Dataset rows:

____________________

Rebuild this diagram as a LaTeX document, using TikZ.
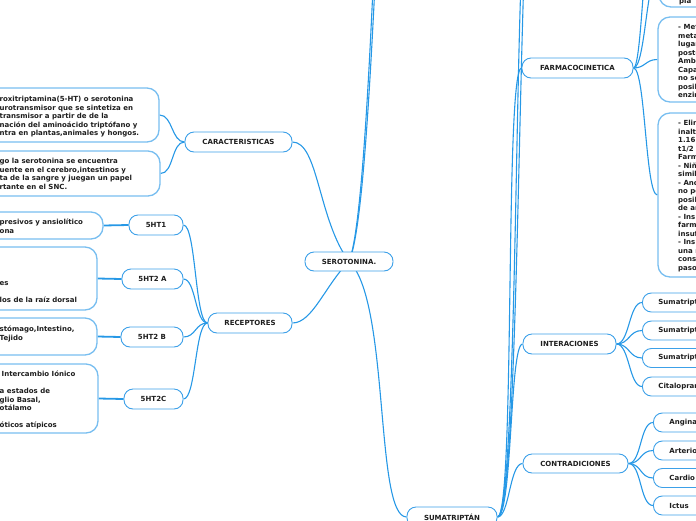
\documentclass[tikz,border=0pt]{standalone}
\usepackage{fontspec}
\setmainfont{DejaVu Sans}
\definecolor{conn}{RGB}{38,152,230}
\definecolor{nodeb}{RGB}{60,160,232}
\definecolor{leafb}{RGB}{120,190,240}
\definecolor{txt}{RGB}{30,30,30}
\pgfdeclarelayer{bg}
\pgfsetlayers{bg,main}
\tikzset{
  mainbox/.style={draw=nodeb, line width=0.9pt, fill=white, rounded corners=9pt, inner sep=0pt,
    font=\fontsize{7}{8.5}\selectfont\bfseries, text=txt},
  smallbox/.style={draw=nodeb, line width=0.9pt, fill=white, rounded corners=9pt, inner ysep=0pt,
    inner xsep=16pt, anchor=west, minimum height=19pt, text width=80pt, align=left,
    font=\fontsize{7}{8.5}\selectfont\bfseries, text=txt},
  leafbox/.style={draw=leafb, line width=1.3pt, fill=white, rounded corners=12pt, inner sep=0pt},
  body/.style={inner sep=0pt, align=left, anchor=north west,
    font=\fontsize{7}{8.5}\selectfont\bfseries, text=txt},
  link/.style={draw=conn, line width=1.1pt},
  stem/.style={draw=conn, line width=1.8pt},
}
\newcommand{\fl}{\rule{0pt}{6.5pt}}
\begin{document}
\begin{tikzpicture}[x=1pt,y=-1pt]
\useasboundingbox (0,0) rectangle (696,520);
\clip (0,0) rectangle (696,520);

% main nodes
\node[mainbox, minimum width=88pt, minimum height=19pt] (root) at (349,261.5) {SEROTONINA.};
\node[mainbox, minimum width=107pt, minimum height=20pt] (car) at (238.5,142) {CARACTERISTICAS};
\node[mainbox, minimum width=84pt, minimum height=20pt] (rec) at (250,323) {RECEPTORES};
\node[mainbox, minimum width=54pt, minimum height=20pt] (h1) at (156,225) {5HT1};
\node[mainbox, minimum width=61pt, minimum height=20pt] (h2) at (152.5,279) {5HT2 A};
\node[mainbox, minimum width=62pt, minimum height=20pt] (h3) at (152,337) {5HT2 B};
\node[mainbox, minimum width=59pt, minimum height=20pt] (h4) at (153.5,399) {5HT2C};
\node[mainbox, minimum width=111pt, minimum height=20pt] (farm) at (577.5,68) {FARMACOCINETICA};
\node[mainbox, minimum width=93pt, minimum height=20pt] (inter) at (569.5,344) {INTERACIONES};
\node[mainbox, minimum width=105pt, minimum height=19pt] (contra) at (575.5,463.5) {CONTRADICIONES};
\node[mainbox, minimum width=90pt, minimum height=20pt] (suma) at (452,517) {SUMATRIPTÁN};

% left leaf boxes
\node[leafbox, minimum width=199pt, minimum height=54pt] (c1box) at (59.5,115) {};
\node[body] (c1t) at (-0.5,95) {\fl roxitriptamina(5-HT) o serotonina\\urotransmisor que se sintetiza en\\transmisor a partir de de la\\nación del aminoácido triptófano y\\ntra en plantas,animales y hongos.};
\node[leafbox, minimum width=200pt, minimum height=45pt] (c2box) at (60,173.5) {};
\node[body] (c2t) at (-0.5,157) {\fl go la serotonina se encuentra\\uente en el cerebro,intestinos y\\ta de la sangre y juegan un papel\\rtante en el SNC.};
\node[leafbox, minimum width=143pt, minimum height=27pt] (r1box) at (31.5,225.5) {};
\node[body] (r1t) at (-0.5,218) {\fl presivos y ansiolítico\\ona};
\node[leafbox, minimum width=137pt, minimum height=63pt] (r2box) at (28.5,278.5) {};
\node[body] (r2t) at (-0.5,279) {\fl es\\[8.5pt]los de la raíz dorsal};
\node[leafbox, minimum width=137pt, minimum height=37pt] (r3box) at (28.5,336.5) {};
\node[body] (r3t) at (-0.5,325) {\fl stómago,Intestino,\\Tejido};
\node[leafbox, minimum width=138pt, minimum height=69pt] (r4box) at (29,398.5) {};
\node[body] (r4t) at (-0.5,370) {\fl\hspace*{2pt}Intercambio Iónico\\[8.5pt]a estados de\\glio Basal,\\otálamo\\[8.5pt]óticos atípicos};

% right leaf boxes (farmacocinetica)
\node[leafbox, minimum width=101pt, minimum height=67pt] (f0box) at (709.5,-26.5) {};
\node[body] (f0t) at (679,-3.5) {\fl pla};
\node[leafbox, minimum width=102pt, minimum height=85pt] (f1box) at (709,59.5) {};
\node[body] (f1t) at (678,23) {\fl - Met\\meta\\lugar\\poste\\Ambe\\Capa\\no se\\posib\\enzim};
\node[leafbox, minimum width=102pt, minimum height=164pt] (f2box) at (709,195) {};
\node[body] (f2t) at (678,119) {\fl - Elim\\inalt\\1.16\\t1/2\\Farm\\- Niñ\\simil\\- Anc\\no pe\\posib\\de ar\\- Ins\\farm\\insuf\\- Ins\\una r\\cons\\paso};

% interaciones children
\node[smallbox] (i1) at (642,302.5) {Sumatript};
\node[smallbox] (i2) at (642,330.5) {Sumatript};
\node[smallbox] (i3) at (642,358) {Sumatript};
\node[smallbox] (i4) at (642,386.5) {Citalopram};
% contradiciones children
\node[smallbox] (k1) at (653,422.5) {Angina};
\node[smallbox] (k2) at (653,450.5) {Arterio};
\node[smallbox] (k3) at (653,478) {Cardio};
\node[smallbox] (k4) at (653,505.5) {Ictus};

% off-frame ends
\coordinate (offA) at (376,-80);
\coordinate (offB) at (380,-120);
\coordinate (offC) at (525,-80);
\coordinate (offD) at (530,-130);
\coordinate (offE) at (662,-120);

\begin{pgfonlayer}{bg}
% root connectors
\draw[link] (car.east) .. controls +(26,0) and +(-31,-42) .. (root.center);
\draw[link] (root.center) .. controls +(-24,24) and +(20,0) .. (rec.east);
\draw[link] (root.center) .. controls +(13,-31) and +(-6,140) .. (offA);
\draw[link] (root.center) .. controls +(15,-33) and +(-8,170) .. (offB);
\draw[link] (root.center) .. controls +(41,38) and +(-32,0) .. (suma.west);
% caracteristicas
\draw[link] (car.west) .. controls +(-13,0) and +(13,0) .. (c1box.east);
\draw[link] (car.west) .. controls +(-13,0) and +(13,0) .. (c2box.east);
% receptores
\foreach \h in {h1,h2,h3,h4}
  \draw[link] (rec.west) .. controls +(-12.5,0) and +(12.5,0) .. (\h.east);
\draw[stem] (h1.west) -- (r1box.east);
\draw[stem] (h2.west) -- (r2box.east);
\draw[stem] (h3.west) -- (r3box.east);
\draw[stem] (h4.west) -- (r4box.east);
% sumatriptan
\draw[link] (suma.east) .. controls +(18,0) and +(-17,0) .. (farm.west);
\draw[link] (suma.east) .. controls +(15,0) and +(-13,0) .. (inter.west);
\draw[link] (suma.east) .. controls +(12,0) and +(-13,0) .. (contra.west);
\draw[link] (suma.east) .. controls +(20,0) and +(-10,60) .. (offC);
\draw[link] (suma.east) .. controls +(22,0) and +(-12,90) .. (offD);
% farmacocinetica
\draw[link] (farm.east) .. controls +(12,0) and +(-12,0) .. (f0box.west);
\draw[link] (farm.east) .. controls +(12,0) and +(-12,0) .. (f1box.west);
\draw[link] (farm.east) .. controls +(12,0) and +(-12,0) .. (f2box.west);
\draw[link] (farm.east) .. controls +(10,0) and +(-18,0) .. (offE);
% interaciones / contradiciones
\foreach \i in {i1,i2,i3,i4}
  \draw[link] (inter.east) .. controls +(13,0) and +(-13,0) .. (\i.west);
\foreach \k in {k1,k2,k3,k4}
  \draw[link] (contra.east) .. controls +(13,0) and +(-13,0) .. (\k.west);
\end{pgfonlayer}
\end{tikzpicture}
\end{document}
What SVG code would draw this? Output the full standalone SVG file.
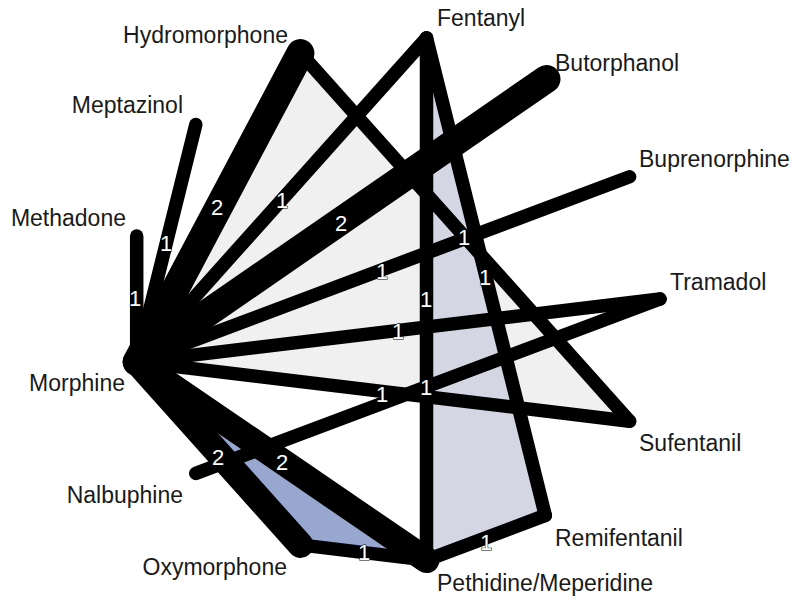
<svg xmlns="http://www.w3.org/2000/svg" width="791" height="597" viewBox="0 0 791 597">
<style>
.e{stroke:#000;stroke-linecap:round;stroke-linejoin:round;fill:none}
.w1{stroke-width:13.5}
.w2{stroke-width:26}
.w3{stroke-width:28}
.n{font-family:"Liberation Sans",Arial,sans-serif;font-size:23px;fill:#1a1a1a}
.r{text-anchor:end}
.l{font-family:"Liberation Sans",Arial,sans-serif;font-size:22px;fill:#fff;stroke:#000;stroke-width:1;paint-order:stroke;text-anchor:middle}
</style>
<rect width="791" height="597" fill="#fff"/>
<g id="loops">
<polygon points="136.7,361.9 300.4,53.1 629.6,421.2" fill="#f0f0f0"/>
<polygon points="426.5,37.9 426.5,560.1 545.3,515.4" fill="#d4d6e4"/>
<polygon points="136.7,361.9 300.4,544.9 426.5,560.1" fill="#97a7d0"/>
</g>
<g id="connectors">
<line class="e w1" x1="136.7" y1="361.9" x2="136.7" y2="236.1"/>
<line class="e w1" x1="136.7" y1="361.9" x2="195.8" y2="124.6"/>
<line class="e w1" x1="136.7" y1="361.9" x2="426.5" y2="37.9"/>
<line class="e w1" x1="136.7" y1="361.9" x2="629.6" y2="176.8"/>
<line class="e w1" x1="136.7" y1="361.9" x2="660" y2="299"/>
<line class="e w1" x1="136.7" y1="361.9" x2="629.6" y2="421.2"/>
<line class="e w1" x1="300.4" y1="53.1" x2="629.6" y2="421.2"/>
<line class="e w1" x1="426.5" y1="37.9" x2="426.5" y2="560.1"/>
<line class="e w1" x1="426.5" y1="37.9" x2="545.3" y2="515.4"/>
<line class="e w1" x1="426.5" y1="560.1" x2="545.3" y2="515.4"/>
<line class="e w1" x1="300.4" y1="544.9" x2="426.5" y2="560.1"/>
<line class="e w1" x1="195.8" y1="473.4" x2="660" y2="299"/>
<line class="e w3" x1="136.7" y1="361.9" x2="300.4" y2="53.1"/>
<line class="e w3" x1="136.7" y1="361.9" x2="546.5" y2="79"/>
<line class="e w2" x1="136.7" y1="361.9" x2="300.4" y2="544.9"/>
<line class="e w2" x1="136.7" y1="361.9" x2="426.5" y2="560.1"/>
<g id="edge-labels">
<text class="l" x="135" y="306">1</text>
<text class="l" x="166" y="251">1</text>
<text class="l" x="217" y="215">2</text>
<text class="l" x="282" y="208">1</text>
<text class="l" x="341" y="231">2</text>
<text class="l" x="382" y="279">1</text>
<text class="l" x="398" y="339">1</text>
<text class="l" x="382" y="402">1</text>
<text class="l" x="426" y="395">1</text>
<text class="l" x="218" y="465">2</text>
<text class="l" x="282" y="470">2</text>
<text class="l" x="364" y="560">1</text>
<text class="l" x="486" y="550">1</text>
<text class="l" x="426" y="307">1</text>
<text class="l" x="485" y="285">1</text>
<text class="l" x="464" y="245">1</text>
</g>
</g>
<g id="node-tramadol"><text class="n" x="670" y="290">Tramadol</text></g>
<g id="node-buprenorphine"><text class="n" x="639" y="167">Buprenorphine</text></g>
<g id="node-butorphanol"><text class="n" x="555" y="71">Butorphanol</text></g>
<g id="node-fentanyl"><text class="n" x="437" y="26">Fentanyl</text></g>
<g id="node-hydromorphone"><text class="n r" x="288" y="43">Hydromorphone</text></g>
<g id="node-meptazinol"><text class="n r" x="183" y="113">Meptazinol</text></g>
<g id="node-methadone"><text class="n r" x="126" y="226">Methadone</text></g>
<g id="node-morphine"><text class="n r" x="125" y="391">Morphine</text></g>
<g id="node-nalbuphine"><text class="n r" x="183" y="503">Nalbuphine</text></g>
<g id="node-oxymorphone"><text class="n r" x="287" y="575">Oxymorphone</text></g>
<g id="node-pethidine"><text class="n" x="437" y="591">Pethidine/Meperidine</text></g>
<g id="node-remifentanil"><text class="n" x="555" y="546">Remifentanil</text></g>
<g id="node-sufentanil"><text class="n" x="639" y="451">Sufentanil</text></g>
</svg>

____________________

Objective: Show every line of the listing in which the string "standalone" can be found.

Output below:
\documentclass[tikz,border=0pt]{standalone}
What SVG code would draw this? Output the full standalone SVG file.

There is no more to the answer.